Statsmodels provides the capabilities to comprehensively analyze data, build statistical models, formulate hypotheses, and rigorously test them. It is indispensable for statistical analysis and modeling tasks.

10. Seaborn

Seaborn is a data visualization library built on top of Matplotlib. It offers a high-level, dataset-oriented interface for creating attractive statistical graphics.

Some of the key features of Seaborn include:

Beautiful default styles based on academic publications
Tools to visualize univariate, bivariate, and multivariate data
Support for Pandas DataFrames and arrays
Statistical plots such as histograms, scatter plots, line plots, clustermaps, etc.
Easy faceting and visualizing distributions
Color palette selection tools

Seaborn simplifies creating eye-catching statistical plots and graphs. It is a great choice for exploratory data analysis and visualizing key relationships in data.

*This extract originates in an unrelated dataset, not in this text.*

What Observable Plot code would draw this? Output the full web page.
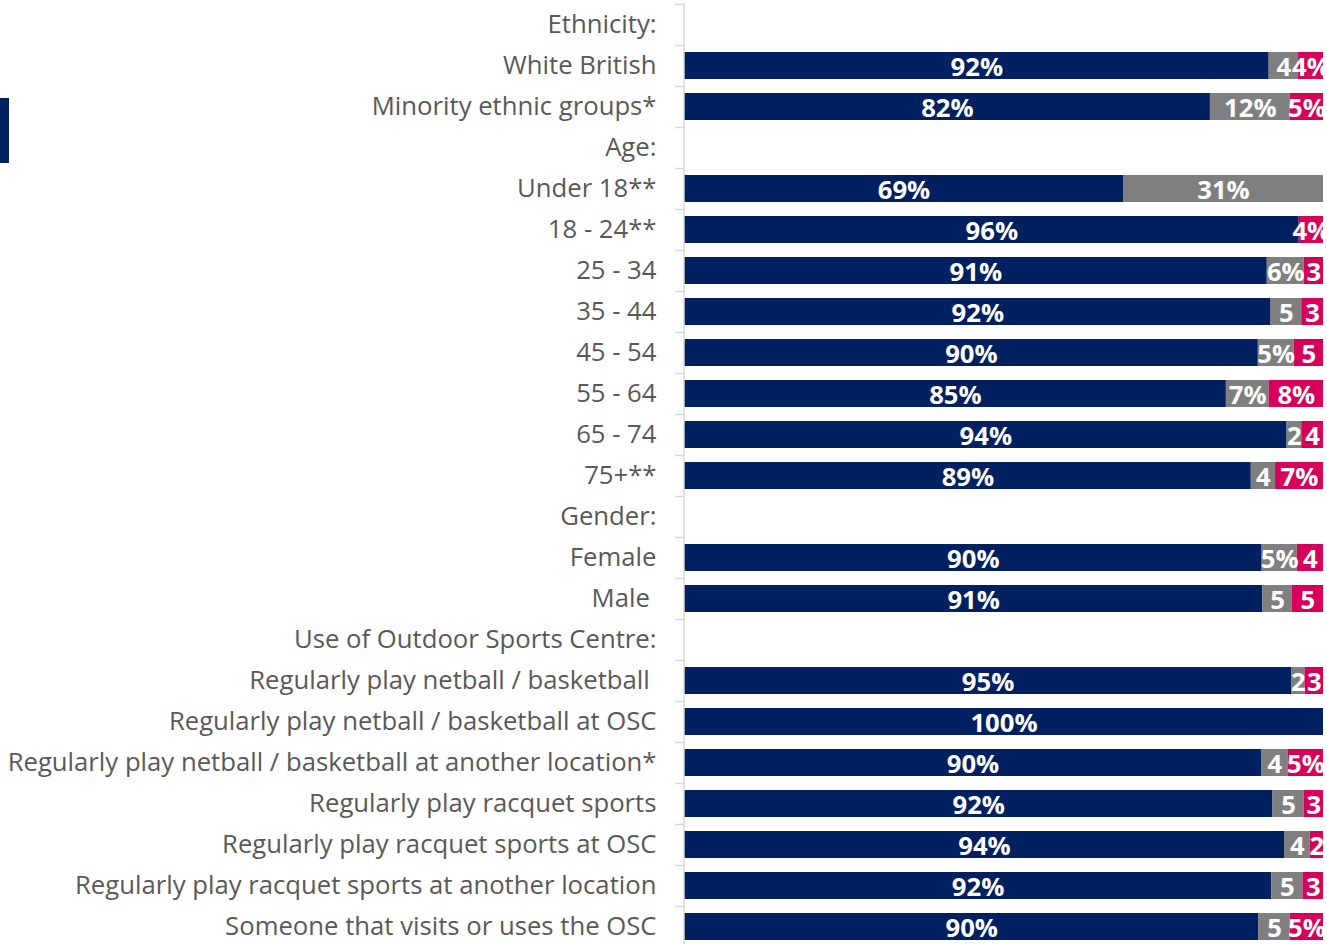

Python offers an unparalleled variety of mature, battle-tested open-source libraries for data science and machine learning tasks. Mastering the most popular options like NumPy, Pandas, Matplotlib, and Scikit-Learn will provide you with a phenomenal foundation in data manipulation, analysis, modeling, and visualization using Python.

Complementary libraries like TensorFlow, Keras, PyTorch, SciPy, Statsmodels, and Seaborn will further equip you with specialized tools for deep learning, statistical modeling, and data visualization.

The libraries discussed in this guide represent the most essential, practical tools used by data scientists today. They are all well-documented, have active user communities, and seamlessly integrate with each other.

While no single developer will use all of these libraries, nearly every data scientist will benefit from having several of them in their toolkit. Learn them well and you will be able to effectively wield the power of Python to solve nearly any data-driven problem.